*What is being asked*: Take every line from the listing below that contains "this".

:: Provided records

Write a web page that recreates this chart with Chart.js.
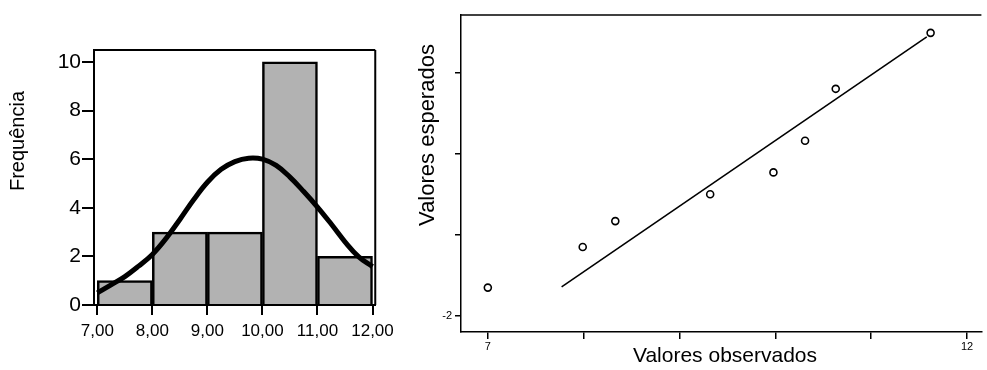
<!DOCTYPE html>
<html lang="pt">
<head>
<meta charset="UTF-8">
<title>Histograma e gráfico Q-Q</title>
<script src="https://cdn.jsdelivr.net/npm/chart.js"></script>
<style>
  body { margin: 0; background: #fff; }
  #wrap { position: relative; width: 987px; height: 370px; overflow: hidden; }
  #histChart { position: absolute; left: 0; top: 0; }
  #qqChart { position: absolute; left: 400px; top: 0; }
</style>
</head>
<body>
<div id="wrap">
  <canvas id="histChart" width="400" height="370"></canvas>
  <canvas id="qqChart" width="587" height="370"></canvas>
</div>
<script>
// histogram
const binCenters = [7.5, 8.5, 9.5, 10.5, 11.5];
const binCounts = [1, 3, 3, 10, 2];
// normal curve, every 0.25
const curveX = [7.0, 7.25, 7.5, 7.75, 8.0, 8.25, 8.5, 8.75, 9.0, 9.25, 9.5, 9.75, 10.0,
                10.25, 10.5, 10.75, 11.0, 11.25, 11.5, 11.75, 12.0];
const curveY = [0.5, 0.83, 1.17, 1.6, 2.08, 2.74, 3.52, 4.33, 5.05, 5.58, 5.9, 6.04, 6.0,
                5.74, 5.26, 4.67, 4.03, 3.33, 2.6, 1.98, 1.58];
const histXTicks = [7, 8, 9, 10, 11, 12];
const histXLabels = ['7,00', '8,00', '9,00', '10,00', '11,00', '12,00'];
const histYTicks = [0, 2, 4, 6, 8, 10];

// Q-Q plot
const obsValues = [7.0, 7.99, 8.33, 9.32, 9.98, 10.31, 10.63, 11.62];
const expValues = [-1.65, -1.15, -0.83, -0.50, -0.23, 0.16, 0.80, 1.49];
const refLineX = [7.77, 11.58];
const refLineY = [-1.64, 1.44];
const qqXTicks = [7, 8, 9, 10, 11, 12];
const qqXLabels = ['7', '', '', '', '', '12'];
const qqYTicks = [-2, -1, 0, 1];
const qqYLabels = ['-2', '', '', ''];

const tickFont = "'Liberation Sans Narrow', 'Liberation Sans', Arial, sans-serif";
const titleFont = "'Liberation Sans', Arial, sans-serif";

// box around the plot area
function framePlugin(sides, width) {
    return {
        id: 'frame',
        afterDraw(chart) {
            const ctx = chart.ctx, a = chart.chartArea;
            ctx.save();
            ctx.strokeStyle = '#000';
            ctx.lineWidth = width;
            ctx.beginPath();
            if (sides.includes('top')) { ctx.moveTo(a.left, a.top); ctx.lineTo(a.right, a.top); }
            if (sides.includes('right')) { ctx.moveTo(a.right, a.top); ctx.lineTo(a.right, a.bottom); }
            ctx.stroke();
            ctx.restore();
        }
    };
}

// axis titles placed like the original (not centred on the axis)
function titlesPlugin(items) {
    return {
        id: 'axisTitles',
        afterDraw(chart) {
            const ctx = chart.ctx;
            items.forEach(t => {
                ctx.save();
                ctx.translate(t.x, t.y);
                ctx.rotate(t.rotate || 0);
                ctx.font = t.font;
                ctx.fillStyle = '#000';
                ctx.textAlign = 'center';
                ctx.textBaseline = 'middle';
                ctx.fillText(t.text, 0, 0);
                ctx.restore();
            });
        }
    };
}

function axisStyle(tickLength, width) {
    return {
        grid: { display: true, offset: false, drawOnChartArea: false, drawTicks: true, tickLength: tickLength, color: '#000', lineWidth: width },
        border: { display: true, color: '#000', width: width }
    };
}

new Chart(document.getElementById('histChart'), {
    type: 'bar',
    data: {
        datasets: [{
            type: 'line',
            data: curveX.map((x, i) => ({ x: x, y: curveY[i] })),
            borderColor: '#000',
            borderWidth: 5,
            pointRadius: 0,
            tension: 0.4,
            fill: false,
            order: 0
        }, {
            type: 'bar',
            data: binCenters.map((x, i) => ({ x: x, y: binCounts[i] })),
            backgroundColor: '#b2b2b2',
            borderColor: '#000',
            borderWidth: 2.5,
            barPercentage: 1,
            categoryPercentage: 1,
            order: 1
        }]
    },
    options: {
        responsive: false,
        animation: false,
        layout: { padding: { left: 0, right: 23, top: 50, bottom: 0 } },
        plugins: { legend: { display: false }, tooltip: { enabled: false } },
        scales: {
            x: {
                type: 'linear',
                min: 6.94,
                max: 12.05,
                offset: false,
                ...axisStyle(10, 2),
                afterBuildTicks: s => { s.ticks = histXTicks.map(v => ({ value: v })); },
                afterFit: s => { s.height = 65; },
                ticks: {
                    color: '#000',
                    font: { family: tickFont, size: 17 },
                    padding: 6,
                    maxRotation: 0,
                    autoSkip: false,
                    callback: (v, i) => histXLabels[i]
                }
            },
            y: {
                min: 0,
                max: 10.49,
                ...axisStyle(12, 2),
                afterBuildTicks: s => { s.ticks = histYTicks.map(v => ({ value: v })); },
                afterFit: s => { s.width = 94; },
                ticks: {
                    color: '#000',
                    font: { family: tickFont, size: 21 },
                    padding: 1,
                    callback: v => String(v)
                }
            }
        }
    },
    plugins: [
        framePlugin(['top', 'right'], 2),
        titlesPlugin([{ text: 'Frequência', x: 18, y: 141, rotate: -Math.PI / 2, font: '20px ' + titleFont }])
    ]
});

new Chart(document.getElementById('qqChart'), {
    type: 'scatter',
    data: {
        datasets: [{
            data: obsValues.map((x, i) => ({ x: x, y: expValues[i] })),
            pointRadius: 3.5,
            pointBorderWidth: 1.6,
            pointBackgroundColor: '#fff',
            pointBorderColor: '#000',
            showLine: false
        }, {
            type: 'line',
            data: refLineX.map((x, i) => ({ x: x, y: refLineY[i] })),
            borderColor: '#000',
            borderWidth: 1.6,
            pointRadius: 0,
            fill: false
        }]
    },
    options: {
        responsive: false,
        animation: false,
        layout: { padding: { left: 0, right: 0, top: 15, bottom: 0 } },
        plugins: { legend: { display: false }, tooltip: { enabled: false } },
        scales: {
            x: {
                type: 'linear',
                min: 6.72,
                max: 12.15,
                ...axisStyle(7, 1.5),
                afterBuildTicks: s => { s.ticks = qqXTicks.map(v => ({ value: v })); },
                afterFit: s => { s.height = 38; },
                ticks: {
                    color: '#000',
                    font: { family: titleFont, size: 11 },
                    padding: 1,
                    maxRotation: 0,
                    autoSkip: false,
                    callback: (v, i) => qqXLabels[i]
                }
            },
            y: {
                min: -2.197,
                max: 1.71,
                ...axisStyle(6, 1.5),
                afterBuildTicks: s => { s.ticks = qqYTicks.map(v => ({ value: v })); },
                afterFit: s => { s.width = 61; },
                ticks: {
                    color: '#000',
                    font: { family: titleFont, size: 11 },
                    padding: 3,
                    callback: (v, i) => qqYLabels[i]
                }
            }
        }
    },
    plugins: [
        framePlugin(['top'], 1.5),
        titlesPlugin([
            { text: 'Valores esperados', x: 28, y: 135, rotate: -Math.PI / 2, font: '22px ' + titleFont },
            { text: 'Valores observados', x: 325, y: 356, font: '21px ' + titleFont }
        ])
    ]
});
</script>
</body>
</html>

::::
:: Provided records

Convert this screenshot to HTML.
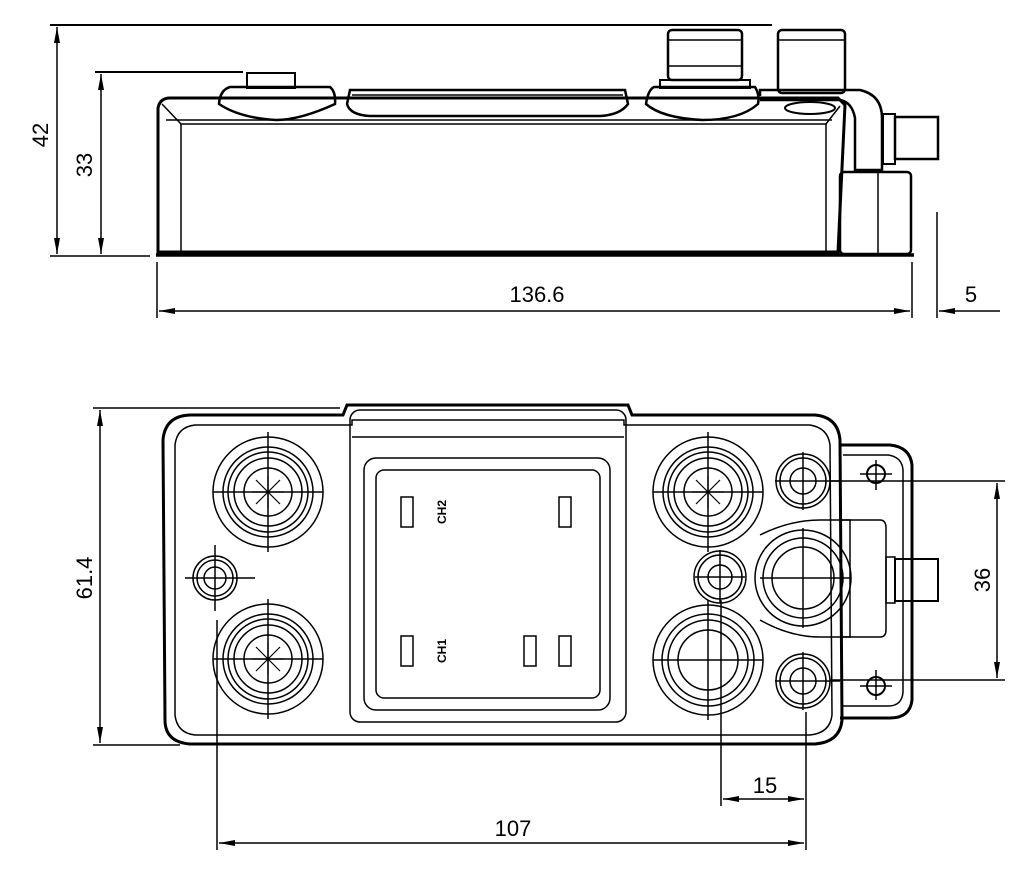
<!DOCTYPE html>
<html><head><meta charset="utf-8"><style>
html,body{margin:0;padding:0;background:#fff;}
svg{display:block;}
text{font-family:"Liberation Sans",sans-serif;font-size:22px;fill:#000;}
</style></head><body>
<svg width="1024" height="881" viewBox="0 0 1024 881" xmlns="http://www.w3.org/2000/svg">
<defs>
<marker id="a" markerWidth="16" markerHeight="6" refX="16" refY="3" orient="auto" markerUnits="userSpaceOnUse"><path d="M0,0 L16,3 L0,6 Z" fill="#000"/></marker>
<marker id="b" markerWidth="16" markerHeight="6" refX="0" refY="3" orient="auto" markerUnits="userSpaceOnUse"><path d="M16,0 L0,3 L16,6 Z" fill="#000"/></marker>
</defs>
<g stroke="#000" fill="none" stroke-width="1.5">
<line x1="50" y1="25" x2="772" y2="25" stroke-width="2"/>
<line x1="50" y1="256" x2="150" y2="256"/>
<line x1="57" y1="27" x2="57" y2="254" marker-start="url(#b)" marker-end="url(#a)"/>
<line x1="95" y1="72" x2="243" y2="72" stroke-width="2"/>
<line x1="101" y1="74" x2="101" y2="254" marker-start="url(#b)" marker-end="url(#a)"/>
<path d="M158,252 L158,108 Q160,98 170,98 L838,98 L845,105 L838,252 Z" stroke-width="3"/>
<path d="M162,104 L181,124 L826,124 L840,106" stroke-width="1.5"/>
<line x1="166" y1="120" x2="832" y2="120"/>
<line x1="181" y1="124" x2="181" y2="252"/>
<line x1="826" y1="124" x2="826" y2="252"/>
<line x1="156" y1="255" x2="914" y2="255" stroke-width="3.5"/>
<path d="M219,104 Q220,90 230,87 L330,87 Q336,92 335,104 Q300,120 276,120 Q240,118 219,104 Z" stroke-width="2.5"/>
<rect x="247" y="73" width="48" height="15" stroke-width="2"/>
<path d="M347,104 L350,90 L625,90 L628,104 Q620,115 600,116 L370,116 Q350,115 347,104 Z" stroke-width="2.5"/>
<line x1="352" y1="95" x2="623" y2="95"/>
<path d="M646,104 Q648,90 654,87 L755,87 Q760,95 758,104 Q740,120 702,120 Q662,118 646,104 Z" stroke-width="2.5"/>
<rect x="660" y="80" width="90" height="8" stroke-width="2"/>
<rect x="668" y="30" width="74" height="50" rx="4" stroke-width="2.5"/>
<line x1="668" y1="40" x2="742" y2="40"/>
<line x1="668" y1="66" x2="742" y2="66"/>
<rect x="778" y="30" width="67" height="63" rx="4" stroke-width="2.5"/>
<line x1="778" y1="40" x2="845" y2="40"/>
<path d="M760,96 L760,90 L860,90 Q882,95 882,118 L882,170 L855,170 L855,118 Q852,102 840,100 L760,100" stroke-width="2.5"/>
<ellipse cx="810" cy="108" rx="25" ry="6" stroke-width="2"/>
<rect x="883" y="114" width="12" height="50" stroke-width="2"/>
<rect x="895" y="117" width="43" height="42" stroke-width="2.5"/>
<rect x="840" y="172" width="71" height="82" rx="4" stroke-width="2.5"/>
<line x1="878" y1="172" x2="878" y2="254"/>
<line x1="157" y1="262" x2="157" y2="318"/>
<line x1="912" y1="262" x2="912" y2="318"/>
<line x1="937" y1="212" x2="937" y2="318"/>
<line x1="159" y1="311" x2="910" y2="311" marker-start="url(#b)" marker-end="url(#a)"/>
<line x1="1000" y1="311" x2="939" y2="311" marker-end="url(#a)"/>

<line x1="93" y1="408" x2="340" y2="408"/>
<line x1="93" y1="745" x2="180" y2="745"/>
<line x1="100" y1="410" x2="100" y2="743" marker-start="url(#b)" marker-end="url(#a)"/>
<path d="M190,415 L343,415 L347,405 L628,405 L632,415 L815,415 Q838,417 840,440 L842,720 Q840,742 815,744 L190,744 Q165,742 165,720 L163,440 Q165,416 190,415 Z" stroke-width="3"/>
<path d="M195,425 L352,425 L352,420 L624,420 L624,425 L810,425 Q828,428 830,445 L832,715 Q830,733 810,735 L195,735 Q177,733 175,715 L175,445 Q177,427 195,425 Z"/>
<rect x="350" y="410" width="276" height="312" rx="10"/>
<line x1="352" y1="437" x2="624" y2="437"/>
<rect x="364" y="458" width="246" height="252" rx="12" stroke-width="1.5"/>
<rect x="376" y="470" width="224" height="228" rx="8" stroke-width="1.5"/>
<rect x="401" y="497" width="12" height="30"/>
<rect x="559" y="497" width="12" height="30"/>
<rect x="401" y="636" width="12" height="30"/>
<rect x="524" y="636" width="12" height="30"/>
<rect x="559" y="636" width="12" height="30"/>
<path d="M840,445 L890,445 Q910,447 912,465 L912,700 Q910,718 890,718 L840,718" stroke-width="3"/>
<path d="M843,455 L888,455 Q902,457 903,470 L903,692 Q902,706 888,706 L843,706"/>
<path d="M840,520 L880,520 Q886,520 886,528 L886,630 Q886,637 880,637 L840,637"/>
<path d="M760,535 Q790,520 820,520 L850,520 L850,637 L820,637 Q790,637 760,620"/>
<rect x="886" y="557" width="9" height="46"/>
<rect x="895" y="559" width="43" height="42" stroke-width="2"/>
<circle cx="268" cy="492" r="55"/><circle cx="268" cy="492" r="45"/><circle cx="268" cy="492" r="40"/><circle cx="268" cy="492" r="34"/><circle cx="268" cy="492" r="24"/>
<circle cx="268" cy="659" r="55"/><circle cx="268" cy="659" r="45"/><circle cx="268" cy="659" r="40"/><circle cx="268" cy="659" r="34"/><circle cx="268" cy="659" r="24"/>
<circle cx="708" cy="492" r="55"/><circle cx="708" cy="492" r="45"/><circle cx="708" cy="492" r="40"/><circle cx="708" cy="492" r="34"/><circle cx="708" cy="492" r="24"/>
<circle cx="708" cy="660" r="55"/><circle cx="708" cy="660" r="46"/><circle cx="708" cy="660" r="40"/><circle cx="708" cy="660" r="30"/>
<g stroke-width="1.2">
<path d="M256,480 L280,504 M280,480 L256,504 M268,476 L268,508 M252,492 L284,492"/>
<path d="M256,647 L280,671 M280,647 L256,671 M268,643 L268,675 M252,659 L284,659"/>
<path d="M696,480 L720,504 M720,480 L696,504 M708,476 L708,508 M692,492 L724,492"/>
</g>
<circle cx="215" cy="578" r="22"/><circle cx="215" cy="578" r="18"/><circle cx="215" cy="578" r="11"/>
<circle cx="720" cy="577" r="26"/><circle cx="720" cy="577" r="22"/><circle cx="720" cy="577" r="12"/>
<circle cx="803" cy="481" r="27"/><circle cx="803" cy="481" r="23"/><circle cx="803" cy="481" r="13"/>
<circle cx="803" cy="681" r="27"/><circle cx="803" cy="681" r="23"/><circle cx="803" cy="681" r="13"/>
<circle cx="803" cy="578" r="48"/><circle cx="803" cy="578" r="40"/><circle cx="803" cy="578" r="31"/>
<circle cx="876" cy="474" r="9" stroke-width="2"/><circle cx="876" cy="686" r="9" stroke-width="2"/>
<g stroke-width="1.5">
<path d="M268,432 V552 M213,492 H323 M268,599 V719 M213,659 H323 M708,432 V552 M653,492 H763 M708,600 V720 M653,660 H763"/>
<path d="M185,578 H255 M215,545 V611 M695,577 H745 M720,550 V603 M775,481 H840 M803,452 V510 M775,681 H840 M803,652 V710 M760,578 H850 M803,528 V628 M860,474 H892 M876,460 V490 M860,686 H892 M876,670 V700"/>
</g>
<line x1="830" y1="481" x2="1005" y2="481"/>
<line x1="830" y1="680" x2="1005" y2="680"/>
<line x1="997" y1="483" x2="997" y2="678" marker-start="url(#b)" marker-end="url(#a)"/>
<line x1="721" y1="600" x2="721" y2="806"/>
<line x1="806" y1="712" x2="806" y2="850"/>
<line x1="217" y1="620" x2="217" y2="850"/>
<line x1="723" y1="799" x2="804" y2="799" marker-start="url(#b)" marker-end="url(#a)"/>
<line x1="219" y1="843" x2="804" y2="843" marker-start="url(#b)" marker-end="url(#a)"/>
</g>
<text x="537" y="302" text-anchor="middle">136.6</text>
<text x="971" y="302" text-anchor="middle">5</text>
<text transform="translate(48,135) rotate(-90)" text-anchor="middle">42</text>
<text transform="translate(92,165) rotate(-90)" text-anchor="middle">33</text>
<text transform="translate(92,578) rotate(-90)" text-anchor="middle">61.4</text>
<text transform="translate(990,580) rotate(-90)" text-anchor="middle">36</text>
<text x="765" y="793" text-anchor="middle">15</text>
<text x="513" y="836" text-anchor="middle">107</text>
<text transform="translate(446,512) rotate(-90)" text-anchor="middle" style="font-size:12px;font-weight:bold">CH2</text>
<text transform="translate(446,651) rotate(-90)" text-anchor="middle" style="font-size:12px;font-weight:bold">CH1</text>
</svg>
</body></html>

::::

*Exercise result*:
Write a web page that recreates this chart with Chart.js.
Convert this screenshot to HTML.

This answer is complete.